What joe says is correct regarding RFC1918 yes. However, the IPv4 internet addressing schema didn't start with ISPs since there weren't any 'end-users' in those days, but academic networks such as JANET in the UK which wanted to collaborate with one-another. They chose somewhat arbitrary IP blocks that they wanted before IANA was founded to control the allocations when usage increased and conflicts for IP space were more likely.
Obviously, the selection of IP addresses is irrelevant if there isn't a physical electrical connection between all the endpoints on the network. By which I mean multiple networks could use the same IP blocks without issue, until they wanted to talk to each other, and hence 'internet' is short for 'inter-connected networks', rather than intranet which refers to the inside of a single network.

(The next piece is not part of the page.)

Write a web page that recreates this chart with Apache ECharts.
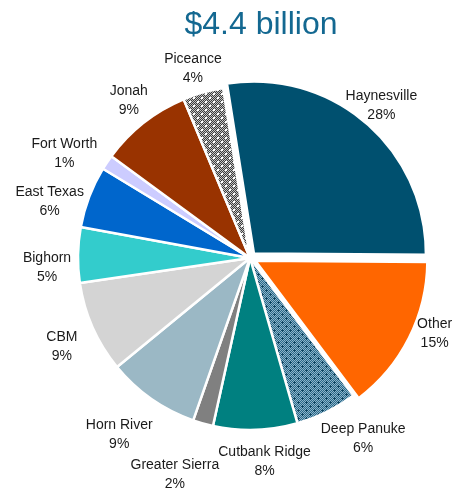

There are other important aspects to consider too, such as routing and the difference between LAN and WAN.
As you probably know, IP addresses are used to route packets around a network and when they reach a router (aka layer 4 switch) they rely upon that router having a suitable entry in its routing table which relates to that IP address (or address block) to send it out on. Note: It is very important that the output route for a packet never be the same as the input route since this could lead to packets bouncing backwards and forwards, not getting any closer to their destination. The TTL (time-to-live) field was added to the IP header to avoid this specific issue (and permutations of it i.e. cyclic routes).
On any given network, IP addresses need to be unique, otherwise you can end up in the situation where a router's routing table contains two or more entries for the same address (and hence two or more output interfaces) leading to ambiguity and unpredictability of routing. Note: There are many practical workarounds to this kind of thing and indeed sometimes this is done deliberately for redundancy etc. but from a theoretical point of view (and when learning about networks to begin with) it is a bad thing.
LAN and WAN
This difference is actually already covered above, but not explicitly enough for it to be obvious. If you think of a LAN as network A, the WAN it's connected to (assuming typical home user scenario) as network B and the LAN the recipient is in to be network C, then all you have is a subset of the internet containing networks A, B and C.
The only difference from the internet's point of view is that networks A and C are likely to have a single WAN-side IP address which is routable over the internet. RFC1918 addresses such as 10.0.0.0/8 (and other address ranges not previously mentioned such as loopback, multicast and broadcast addresses) are specifically NOT
In fact if you break this down into what's really going on, you'll find that packets go from network A, to network A's ISP LAN, to a tier1 network carrier and then the ISP LAN for network C, and finally network C itself. Network B is just what a regular user perceives as 'the internet' and hence is a WAN from their perspective, but the actual WAN doesn't really exist until your packets leave your ISP onto the internet backbone - which is provided by tier 1 carriers such as Level 3.
I realise that's largely tangential to the OP question, but hopefully that gives you some useful context to understand what's going on in IP networks.